Automaker shares lose the road forward in 2H
After periods of outperformance vs. the S&P 500 in 1H, North American automaker shares have trailed the index by over 14 percentage points since the peer group's 2018 high on June 18. Challenges are mounting against U.S. and most other global manufacturers, with falling vehicle sales in China, higher raw-material prices and a strong dollar putting a dent in global automotive profitability. With R&D investment needed in electrified drivetrains and advanced mobility technology, U.S. automakers are heading into a period of depressed earnings generation.
A solid and flat U.S. auto market, with still supportive volume and a positive shift toward higher-margin vehicles, is one key tailwind for the group as North American operating income remains robust.
Tech reputation, Model 3 help Tesla outperform
The shares of of legacy U.S. automakers have fallen in 2018, with each underperforming the S&P 500 by at least eight percentage points. Tesla is the outlier among domestic manufacturers, as scaling up Model 3 production has driven shares 11% higher year-to-date, though with no lack of volatility as the stock has shed more than 20% in less than a month on three separate occasions this year. Far on the other end of the spectrum is Ford, which has posted a negative 20% total return and remains mired in operating uncertainty.
General Motors and Fiat Chrysler, the two best fundamentally positioned U.S. automakers in terms of product and technology, make up the middle performers, down 15% and 8%, respectively.

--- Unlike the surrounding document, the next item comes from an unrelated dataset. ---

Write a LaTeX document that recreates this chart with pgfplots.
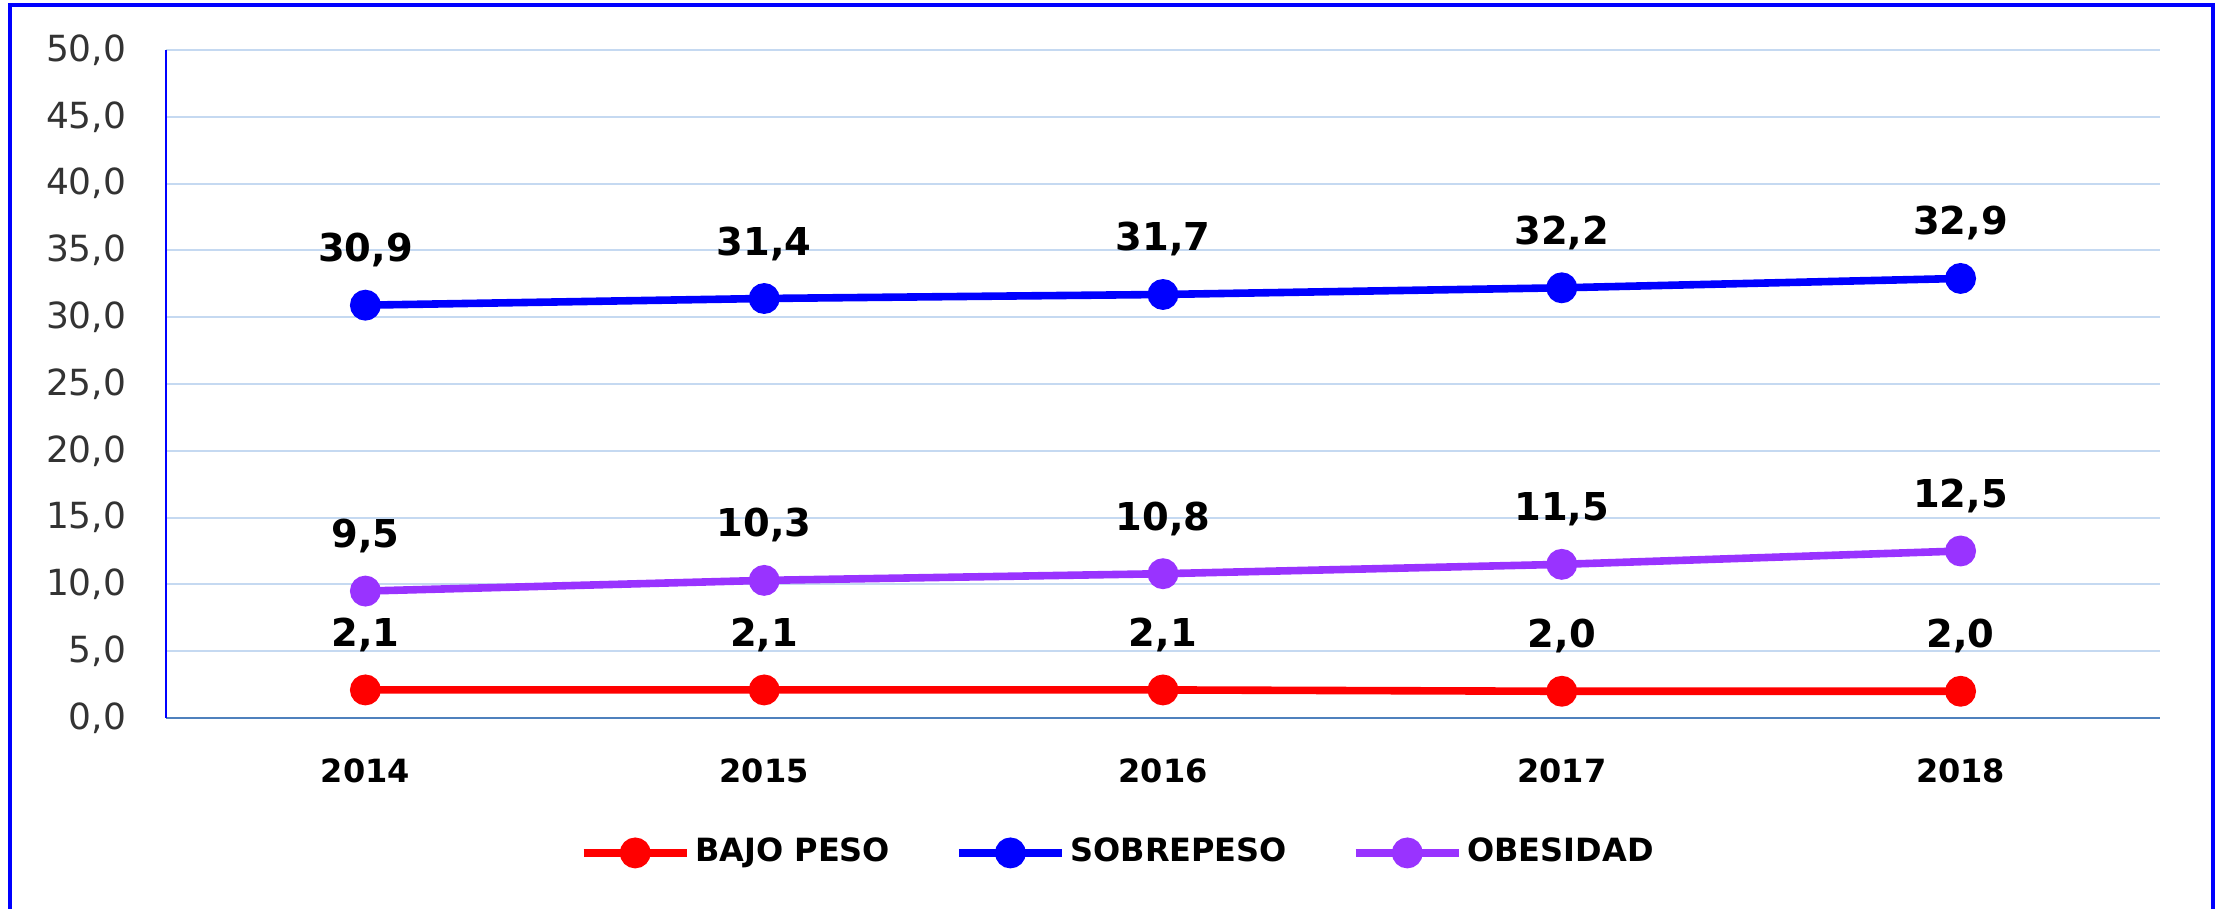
\documentclass[border=0pt]{standalone}
\usepackage{fontspec}
\setmainfont{DejaVu Sans}
\usepackage{pgfplots}
\pgfplotsset{compat=1.18}
\definecolor{bajo}{RGB}{255,0,0}
\definecolor{sobre}{RGB}{0,0,255}
\definecolor{obes}{RGB}{153,51,255}
\definecolor{gridblue}{RGB}{197,217,241}
\definecolor{xaxisblue}{RGB}{79,129,189}

\begin{document}
\begin{tikzpicture}
% page = 2221 x 909 px at 0.25pt per px, axis box origin at (0,0)
\useasboundingbox (-41.5pt,-47.75pt) rectangle (513.75pt,179.5pt);
\draw[sobre, line width=1.2pt] (-39pt,-60pt) -- (-39pt,178.25pt) -- (511.75pt,178.25pt) -- (511.75pt,-60pt);
\begin{axis}[
  at={(0pt,0pt)}, anchor=south west,
  scale only axis, width=498.5pt, height=167pt,
  xmin=-0.5, xmax=4.5, ymin=0, ymax=50,
  xtick={0,1,2,3,4}, xticklabels={2014,2015,2016,2017,2018},
  ytick={0,5,...,50},
  axis x line*=bottom, axis y line*=left,
  x axis line style={xaxisblue, line width=0.7pt, -},
  y axis line style={sobre, line width=0.6pt, -},
  major tick length=0pt,
  ymajorgrids, grid style={gridblue, line width=0.5pt},
  /pgf/number format/fixed, /pgf/number format/fixed zerofill,
  /pgf/number format/precision=1, /pgf/number format/use comma,
  /pgf/number format/assume math mode=true,
  yticklabel style={anchor=east, inner sep=0pt, xshift=-9.75pt,
    font=\fontsize{9}{10}\selectfont, text=black!80},
  xticklabel style={anchor=center, inner sep=0pt, yshift=-13.25pt,
    font=\bfseries\fontsize{8}{9.6}\selectfont},
  nodes near coords,
  nodes near coords style={anchor=center, inner sep=0pt, yshift=13.75pt,
    font=\bfseries\fontsize{9.6}{11}\selectfont, text=black},
  every axis plot/.append style={line width=1.9pt, mark=*, mark size=2.9pt,
    mark options={xscale=1.2}},
  legend columns=3,
  legend style={at={(0.478,-0.202)}, anchor=center, draw=none, fill=none,
    font=\bfseries\fontsize{8}{9.6}\selectfont,
    /tikz/every even column/.append style={column sep=15pt},
    nodes={inner sep=1.2pt}},
  legend image code/.code={\draw[#1, mark repeat=2, mark phase=2]
    plot coordinates {(0pt,0pt)(12.9pt,0pt)(25.75pt,0pt)};},
  clip=false,
]
\addplot[bajo, mark options={fill=bajo}] coordinates {(0,2.1)(1,2.1)(2,2.1)(3,2.0)(4,2.0)};
\addlegendentry{BAJO PESO}
\addplot[sobre, mark options={fill=sobre}] coordinates {(0,30.9)(1,31.4)(2,31.7)(3,32.2)(4,32.9)};
\addlegendentry{SOBREPESO}
\addplot[obes, mark options={fill=obes}] coordinates {(0,9.5)(1,10.3)(2,10.8)(3,11.5)(4,12.5)};
\addlegendentry{OBESIDAD}
\end{axis}
\end{tikzpicture}
\end{document}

Few catalysts to aid ailing automaker valuations
Automobile manufacturer valuations reflect pessimism, as the peer group's 7.7x P/E multiple is only modestly off the year-to-date low. Tesla isn't included in the calculation since it isn't profitable in 2018, but the company trades at 70x forward 12-month earnings. The sharp share price decline and lack of clarity around restructuring plans hasn't prevented Ford from pulling a higher multiple than General Motors and Fiat Chrysler. Significant headwinds are baked into auto earnings multiples, though North America manufacturers have the potential for resilient demand and earnings power -- the few possible positive catalysts -- to spur multiple expansion in the coming quarters.